TASK PROMPT: Quote all of the data exactly as given. Skip every picture it contains.
Begin
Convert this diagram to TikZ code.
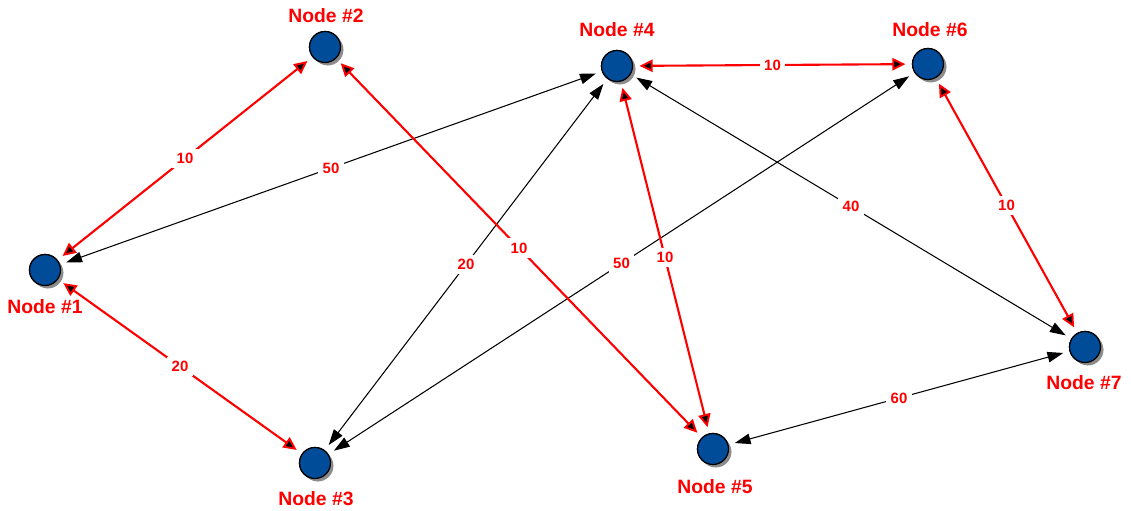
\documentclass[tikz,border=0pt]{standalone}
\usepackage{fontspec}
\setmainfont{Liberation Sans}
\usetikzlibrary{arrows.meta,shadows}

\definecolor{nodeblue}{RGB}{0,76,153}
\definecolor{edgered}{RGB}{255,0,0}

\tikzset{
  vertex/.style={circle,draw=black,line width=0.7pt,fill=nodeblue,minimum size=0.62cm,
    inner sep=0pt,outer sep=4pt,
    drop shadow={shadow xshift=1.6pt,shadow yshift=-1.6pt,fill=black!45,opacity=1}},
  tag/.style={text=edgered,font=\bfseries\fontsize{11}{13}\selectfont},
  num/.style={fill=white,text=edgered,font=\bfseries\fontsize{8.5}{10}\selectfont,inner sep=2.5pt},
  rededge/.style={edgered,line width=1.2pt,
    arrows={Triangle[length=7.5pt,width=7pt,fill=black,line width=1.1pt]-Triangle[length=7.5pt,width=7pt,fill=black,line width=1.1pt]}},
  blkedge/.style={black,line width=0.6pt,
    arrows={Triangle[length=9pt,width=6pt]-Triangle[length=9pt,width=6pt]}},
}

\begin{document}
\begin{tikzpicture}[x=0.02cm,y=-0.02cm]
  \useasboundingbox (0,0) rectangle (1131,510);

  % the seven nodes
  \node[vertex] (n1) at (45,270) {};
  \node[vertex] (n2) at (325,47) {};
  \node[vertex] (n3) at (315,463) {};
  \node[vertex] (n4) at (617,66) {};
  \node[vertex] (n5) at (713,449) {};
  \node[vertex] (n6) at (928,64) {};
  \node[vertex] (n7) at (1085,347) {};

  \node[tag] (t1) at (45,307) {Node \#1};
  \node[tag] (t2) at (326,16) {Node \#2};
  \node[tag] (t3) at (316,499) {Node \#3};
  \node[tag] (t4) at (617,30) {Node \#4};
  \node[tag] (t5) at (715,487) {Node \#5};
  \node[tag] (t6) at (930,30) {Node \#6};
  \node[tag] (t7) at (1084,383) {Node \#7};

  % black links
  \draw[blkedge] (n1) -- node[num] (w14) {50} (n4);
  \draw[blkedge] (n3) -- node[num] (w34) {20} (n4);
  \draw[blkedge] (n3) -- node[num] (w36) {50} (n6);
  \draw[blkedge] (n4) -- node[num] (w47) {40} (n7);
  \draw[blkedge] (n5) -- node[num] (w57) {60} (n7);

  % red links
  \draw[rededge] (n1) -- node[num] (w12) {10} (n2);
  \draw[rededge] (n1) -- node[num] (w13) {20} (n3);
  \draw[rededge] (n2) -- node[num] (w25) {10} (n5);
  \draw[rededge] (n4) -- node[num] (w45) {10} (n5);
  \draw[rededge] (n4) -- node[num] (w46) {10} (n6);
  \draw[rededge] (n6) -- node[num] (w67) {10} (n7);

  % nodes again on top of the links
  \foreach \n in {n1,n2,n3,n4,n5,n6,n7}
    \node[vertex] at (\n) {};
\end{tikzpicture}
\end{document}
End
COMPLETE OUTPUT:
Convert this diagram to TikZ code.
\documentclass[tikz,border=0pt]{standalone}
\usepackage{fontspec}
\setmainfont{Liberation Sans}
\usetikzlibrary{arrows.meta,shadows}

\definecolor{nodeblue}{RGB}{0,76,153}
\definecolor{edgered}{RGB}{255,0,0}

\tikzset{
  vertex/.style={circle,draw=black,line width=0.7pt,fill=nodeblue,minimum size=0.62cm,
    inner sep=0pt,outer sep=4pt,
    drop shadow={shadow xshift=1.6pt,shadow yshift=-1.6pt,fill=black!45,opacity=1}},
  tag/.style={text=edgered,font=\bfseries\fontsize{11}{13}\selectfont},
  num/.style={fill=white,text=edgered,font=\bfseries\fontsize{8.5}{10}\selectfont,inner sep=2.5pt},
  rededge/.style={edgered,line width=1.2pt,
    arrows={Triangle[length=7.5pt,width=7pt,fill=black,line width=1.1pt]-Triangle[length=7.5pt,width=7pt,fill=black,line width=1.1pt]}},
  blkedge/.style={black,line width=0.6pt,
    arrows={Triangle[length=9pt,width=6pt]-Triangle[length=9pt,width=6pt]}},
}

\begin{document}
\begin{tikzpicture}[x=0.02cm,y=-0.02cm]
  \useasboundingbox (0,0) rectangle (1131,510);

  % the seven nodes
  \node[vertex] (n1) at (45,270) {};
  \node[vertex] (n2) at (325,47) {};
  \node[vertex] (n3) at (315,463) {};
  \node[vertex] (n4) at (617,66) {};
  \node[vertex] (n5) at (713,449) {};
  \node[vertex] (n6) at (928,64) {};
  \node[vertex] (n7) at (1085,347) {};

  \node[tag] (t1) at (45,307) {Node \#1};
  \node[tag] (t2) at (326,16) {Node \#2};
  \node[tag] (t3) at (316,499) {Node \#3};
  \node[tag] (t4) at (617,30) {Node \#4};
  \node[tag] (t5) at (715,487) {Node \#5};
  \node[tag] (t6) at (930,30) {Node \#6};
  \node[tag] (t7) at (1084,383) {Node \#7};

  % black links
  \draw[blkedge] (n1) -- node[num] (w14) {50} (n4);
  \draw[blkedge] (n3) -- node[num] (w34) {20} (n4);
  \draw[blkedge] (n3) -- node[num] (w36) {50} (n6);
  \draw[blkedge] (n4) -- node[num] (w47) {40} (n7);
  \draw[blkedge] (n5) -- node[num] (w57) {60} (n7);

  % red links
  \draw[rededge] (n1) -- node[num] (w12) {10} (n2);
  \draw[rededge] (n1) -- node[num] (w13) {20} (n3);
  \draw[rededge] (n2) -- node[num] (w25) {10} (n5);
  \draw[rededge] (n4) -- node[num] (w45) {10} (n5);
  \draw[rededge] (n4) -- node[num] (w46) {10} (n6);
  \draw[rededge] (n6) -- node[num] (w67) {10} (n7);

  % nodes again on top of the links
  \foreach \n in {n1,n2,n3,n4,n5,n6,n7}
    \node[vertex] at (\n) {};
\end{tikzpicture}
\end{document}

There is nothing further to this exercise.